Cohen Milstein is co-lead counsel for the proposed classes of investors, representing co-lead plaintiffs Northeast Carpenters Annuity Fund and the Northeast Carpenters Pension Fund. Defendants include EQT, certain of its former officers and former and current directors, and the former CEO and a former director of Rice Energy, Inc.
EQT drills and completes natural gas wells through hydraulic fracturing, operating mainly in the Appalachian Basin. In June 2017, defendants announced that EQT was planning to acquire its competitor, Rice, in a deal valued at $6.7 billion. Defendants promised shareholders that EQT’s and Rice’s combined gas drilling acreage would enable the new EQT to drill 1,200 additional well locations with an average lateral length of 12,000 feet, generating synergies worth at least $2.5 billion and saving $100 million in the first year alone.
To win shareholder approval, defendants had to beat back claims by an investor, JANA Partners, who publicly argued that EQT’s claim of achievable synergies was inflated by more than $1 billion. EQT adamantly denied JANA’s criticisms, and in November 2017, the acquisition closed. Through most of 2018, EQT assured investors that the company had “hit the ground running” and was “well on track” to achieve “several hundred million dollars” more in synergies than it had projected.
Lead plaintiffs allege that defendants misled investors because their claimed numbers of achievable drilling locations and well length were in fact impossible to drill on the companies’ combined acreage. Lead plaintiffs also argue that defendants misrepresented their drilling abilities and their intent to incorporate Rice’s best practices. After the acquisition, EQT racked up operational problems and hundreds of millions of dollars in extra costs, which it concealed from investors for months. As the truth was revealed, EQT’s stock price fell, damaging investors.
On December 2, 2020, Judge Robert J. Colville of the U.S. District Court for the Western District of Pennsylvania upheld all nine claims brought by lead plaintiffs pursuant to the Securities Exchange Act of 1934 and the Securities Act of 1933. In doing so, Judge Colville found that the achievability of defendants’ purported synergies presented “a genuine issue of material, present fact,” as did EQT’s leaders’ post-acquisition statements touting the newly forged company’s successes. Judge Colville also rejected defendants’ argument that JANA’s assertions should have put investors on notice of the potential unreliability of their statements; to the contrary, Judge Colville held, defendants’ “consistent and strong” denials supported a finding that defendants at least spoke recklessly.

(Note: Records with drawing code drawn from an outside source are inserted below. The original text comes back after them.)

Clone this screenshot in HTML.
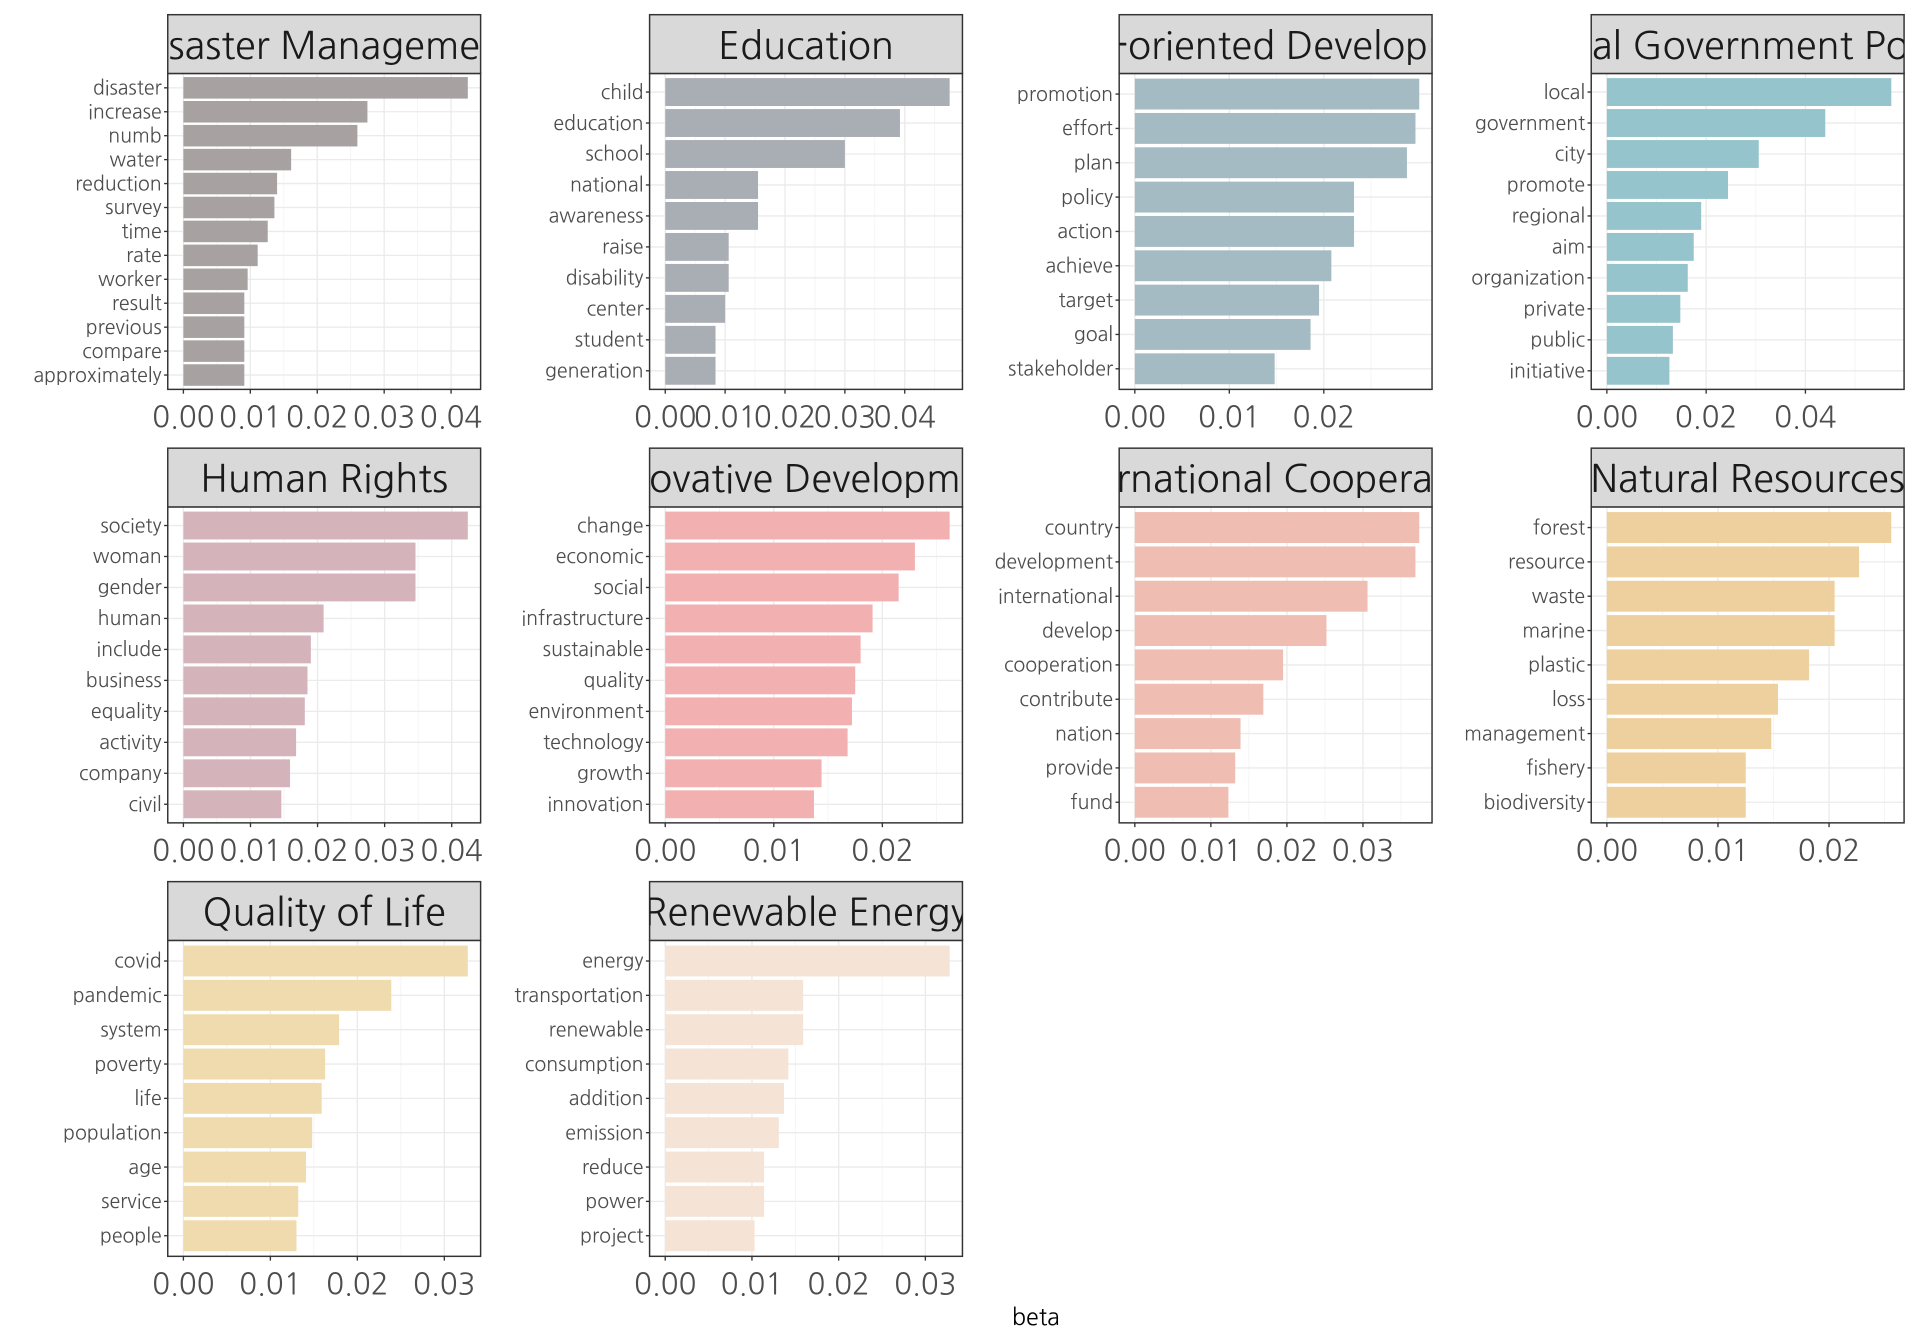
<!DOCTYPE html>
<html><head><meta charset="utf-8">
<style>
html,body{margin:0;padding:0;background:#fff;}
svg{display:block;}
text{font-family:"NanumGothic","Liberation Sans",sans-serif;}
</style></head>
<body>
<svg id="chart" width="1920" height="1344" viewBox="0 0 1568 1097.6" preserveAspectRatio="none" xmlns="http://www.w3.org/2000/svg"></svg>
<script>
const titles = ["Disaster Management","Education","Goal-oriented Development","Local Government Policy","Human Rights","Innovative Development","International Cooperation","Natural Resources","Quality of Life","Renewable Energy"];
const colors = ["#a7a1a1","#a9adb4","#a5bbc3","#95c4cc","#d5b3bb","#f2b1b0","#efbdb2","#eed09f","#f0dbae","#f5e3d5"];
const terms0 = ["disaster","increase","numb","water","reduction","survey","time","rate","worker","result","previous","compare","approximately"];
const vals0 = [0.0425,0.0275,0.0260,0.0161,0.0140,0.0136,0.0126,0.0111,0.0096,0.0091,0.0091,0.0091,0.0091];
const terms1 = ["child","education","school","national","awareness","raise","disability","center","student","generation"];
const vals1 = [0.0475,0.0392,0.0300,0.0155,0.0155,0.0106,0.0106,0.0100,0.0084,0.0084];
const terms2 = ["promotion","effort","plan","policy","action","achieve","target","goal","stakeholder"];
const vals2 = [0.0301,0.0297,0.0288,0.0232,0.0232,0.0208,0.0195,0.0186,0.0148];
const terms3 = ["local","government","city","promote","regional","aim","organization","private","public","initiative"];
const vals3 = [0.0573,0.0440,0.0306,0.0244,0.0190,0.0175,0.0163,0.0148,0.0133,0.0126];
const terms4 = ["society","woman","gender","human","include","business","equality","activity","company","civil"];
const vals4 = [0.0424,0.0346,0.0346,0.0209,0.0190,0.0185,0.0181,0.0168,0.0159,0.0146];
const terms5 = ["change","economic","social","infrastructure","sustainable","quality","environment","technology","growth","innovation"];
const vals5 = [0.0262,0.0230,0.0215,0.0191,0.0180,0.0175,0.0172,0.0168,0.0144,0.0137];
const terms6 = ["country","development","international","develop","cooperation","contribute","nation","provide","fund"];
const vals6 = [0.0374,0.0369,0.0306,0.0252,0.0195,0.0169,0.0139,0.0132,0.0123];
const terms7 = ["forest","resource","waste","marine","plastic","loss","management","fishery","biodiversity"];
const vals7 = [0.0256,0.0227,0.0205,0.0205,0.0182,0.0154,0.0148,0.0125,0.0125];
const terms8 = ["covid","pandemic","system","poverty","life","population","age","service","people"];
const vals8 = [0.0327,0.0239,0.0179,0.0163,0.0159,0.0148,0.0141,0.0132,0.0130];
const terms9 = ["energy","transportation","renewable","consumption","addition","emission","reduce","power","project"];
const vals9 = [0.0328,0.0159,0.0159,0.0142,0.0137,0.0131,0.0114,0.0114,0.0103];
const ticksA = [0,0.01,0.02,0.03,0.04];
const ticksB = [0,0.01,0.02];
const ticksC = [0,0.02,0.04];
const ticksD = [0,0.01,0.02,0.03];
const tickLabelsA = ["0.00","0.01","0.02","0.03","0.04"];
const tickLabelsB = ["0.00","0.01","0.02"];
const tickLabelsC = ["0.00","0.02","0.04"];
const tickLabelsD = ["0.00","0.01","0.02","0.03"];

const allTerms=[terms0,terms1,terms2,terms3,terms4,terms5,terms6,terms7,terms8,terms9];
const allVals=[vals0,vals1,vals2,vals3,vals4,vals5,vals6,vals7,vals8,vals9];
const allTicks=[ticksA,ticksA,ticksB,ticksC,ticksA,ticksB,ticksD,ticksB,ticksD,ticksD];
const allTickLabels=[tickLabelsA,tickLabelsA,tickLabelsB,tickLabelsC,tickLabelsA,tickLabelsB,tickLabelsD,tickLabelsB,tickLabelsD,tickLabelsD];

const NS="http://www.w3.org/2000/svg";
const svg=document.getElementById('chart');
function mk(tag,attrs,parent){const e=document.createElementNS(NS,tag);for(const k in attrs)e.setAttribute(k,attrs[k]);(parent||svg).appendChild(e);return e;}
const colX=[137,530.5,914,1299.5], PW=255.5;
const rowY=[12,366,720], SH=48, PH=258;
const defs=mk('defs',{});

for(let p=0;p<10;p++){
  const col=p%4,row=Math.floor(p/4);
  const x0=colX[col], sy=rowY[row], y0=sy+SH, y1=y0+PH;
  const terms=allTerms[p], vals=allVals[p];
  const g=mk('g',{});
  
  
  const maxV=Math.max(...vals);
  const sc=PW/(1.1*maxV);
  const xs=v=>x0+0.05*1.1*maxV*sc+v*sc;
  const n=terms.length, unit=PH/(n-1+1.2);
  const ys=i=>y0+(0.6+i)*unit; // i=0 top
  mk('rect',{x:x0,y:y0,width:PW,height:PH,fill:'#fff'},g);
  const ticks=allTicks[p];
  const step=ticks[1]-ticks[0];
  for(let k=0;k<=ticks.length;k++){
    const v=ticks[0]+(k+0.5)*step; const xx=xs(v);
    if(xx<x0+PW) mk('line',{x1:xx,x2:xx,y1:y0,y2:y1,stroke:'#f2f2f2','stroke-width':0.6},g);
  }
  ticks.forEach(t=>{const xx=xs(t);mk('line',{x1:xx,x2:xx,y1:y0,y2:y1,stroke:'#ebebeb','stroke-width':1.1},g);});
  terms.forEach((t,i)=>{mk('line',{x1:x0,x2:x0+PW,y1:ys(i),y2:ys(i),stroke:'#ebebeb','stroke-width':1.1},g);});
  terms.forEach((t,i)=>{
    const b=mk('rect',{x:xs(0),y:ys(i)-0.45*unit,width:xs(vals[i])-xs(0),height:0.9*unit,fill:colors[p]},g);
    
    
    mk('line',{x1:x0-3,x2:x0,y1:ys(i),y2:ys(i),stroke:'#333','stroke-width':1.1},g);
    const lb=mk('text',{x:x0-5,y:ys(i)+5.5,'text-anchor':'end','font-size':16,fill:'#4d4d4d'},g);
    lb.textContent=t;
    
    
  });
  mk('rect',{x:x0,y:y0,width:PW,height:PH,fill:'none',stroke:'#333','stroke-width':1.2},g);
  ticks.forEach((t,k)=>{
    const xx=xs(t);
    mk('line',{x1:xx,x2:xx,y1:y1,y2:y1+3.5,stroke:'#333','stroke-width':1.1},g);
    const tl=mk('text',{x:xx,y:y1+31,'text-anchor':'middle','font-size':24,fill:'#4d4d4d'},g);
    tl.textContent=allTickLabels[p][k];
    
    
  });
  const cp=mk('clipPath',{id:'cp'+p},defs);
  mk('rect',{x:x0,y:sy,width:PW,height:SH},cp);
  const st=mk('rect',{x:x0,y:sy,width:PW,height:SH,fill:'#d9d9d9',stroke:'#333','stroke-width':1.2},g);
  
  
  const tt=mk('text',{x:x0+PW/2,y:sy+36,'text-anchor':'middle','font-size':31,fill:'#1a1a1a','clip-path':'url(#cp'+p+')'},g);
  tt.textContent=titles[p];
  
  
}
const xt=mk('text',{x:846,y:1082,'text-anchor':'middle','font-size':19,fill:'#000'});
xt.textContent='beta';


</script>
</body></html>
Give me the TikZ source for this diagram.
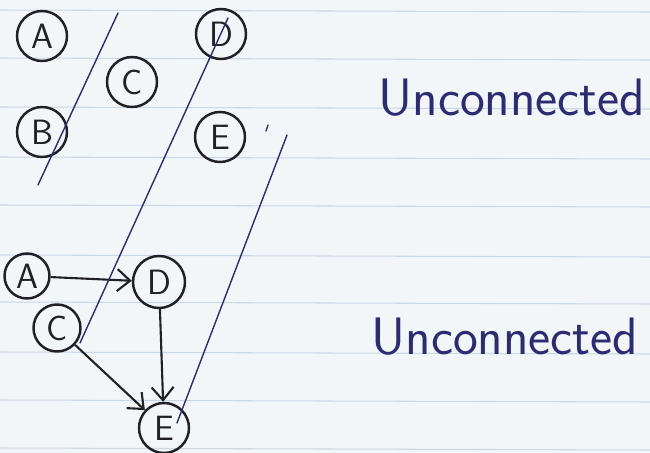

Lead plaintiffs’ claims are bolstered by revelations from some of Rice’s former owners, including Toby and Derek Rice, who launched a proxy fight for control of EQT in 2019. According to those former owners, EQT “consistently misled shareholders” regarding the acquisition, “did not seek and ha[d] not achieved the synergies and cost savings that were the purported rationale” for the acquisition and used “misleading math” in its accounting. The former Rice leaders gained control of EQT in June 2019, and Toby Rice became its CEO.
The case is In re EQT Securities Litigation, No. 2:19-cv-00754-RJC (W.D. Pa.).